It's the end of an era in Cactus League baseball tomorrow, when the Colorado Rockies and Arizona Diamondbacks square off before the teams move to the Phoenix area for Spring Training 2011.
It's the end of an era in Cactus League baseball tomorrow, when the Colorado Rockies and Arizona Diamondbacks square off before the teams move to the Phoenix area for Spring Training 2011.
Spring training first came to Tucson in 1947 when Bill Veeck brought his Cleveland Indians to the Old Pueblo; not so coincidentally Veeck had a ranch in the area and didn't want to stray too far from home at the beginning of training. Since then spring training has been a part of the Tucson scene (mostly at Hi Corbett Park), with the Rockies coming in 1993 and the Diamondbacks in 1998.
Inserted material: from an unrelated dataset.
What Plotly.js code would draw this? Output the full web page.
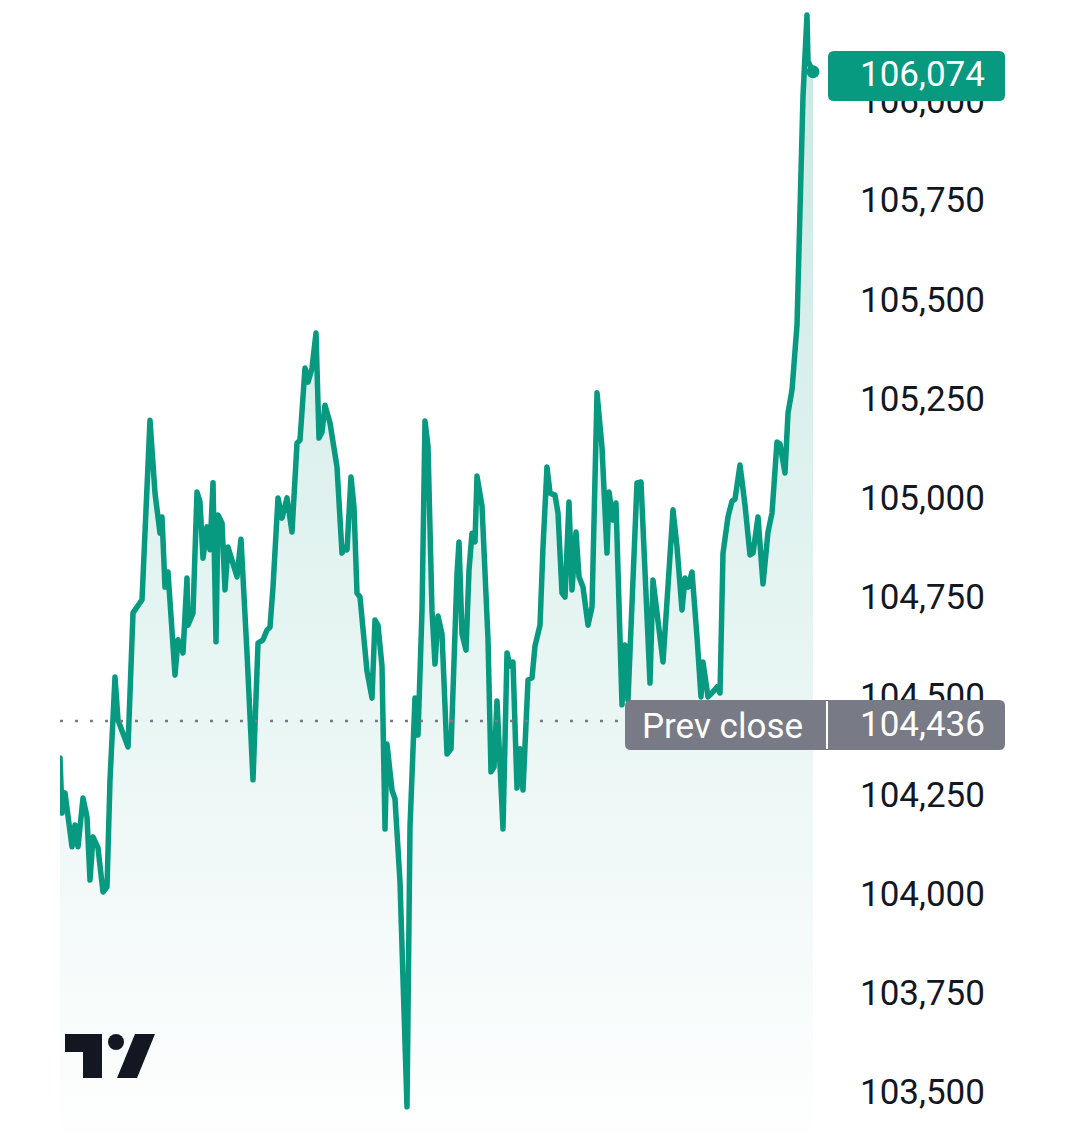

The loss of spring training is always a sad thing for any community. True, college/high-school tourneys will fill both ballparks next spring and perhaps even make more of a financial impact than spring training now makes (just ask Winter Haven folks about that). And the Golden Baseball League puts on a decent regular-season show at Hi Corbett. But there's a psychic loss to the community that goes beyond the dollars and cents, and we're sure next spring will feel a little emptier to the Tucson folks. Some of our best times in baseball were wandering the back fields at Hi Corbett; there's a unique quality to baseball chatter during workouts, and you could get very close to it in Tucson. We'll miss that.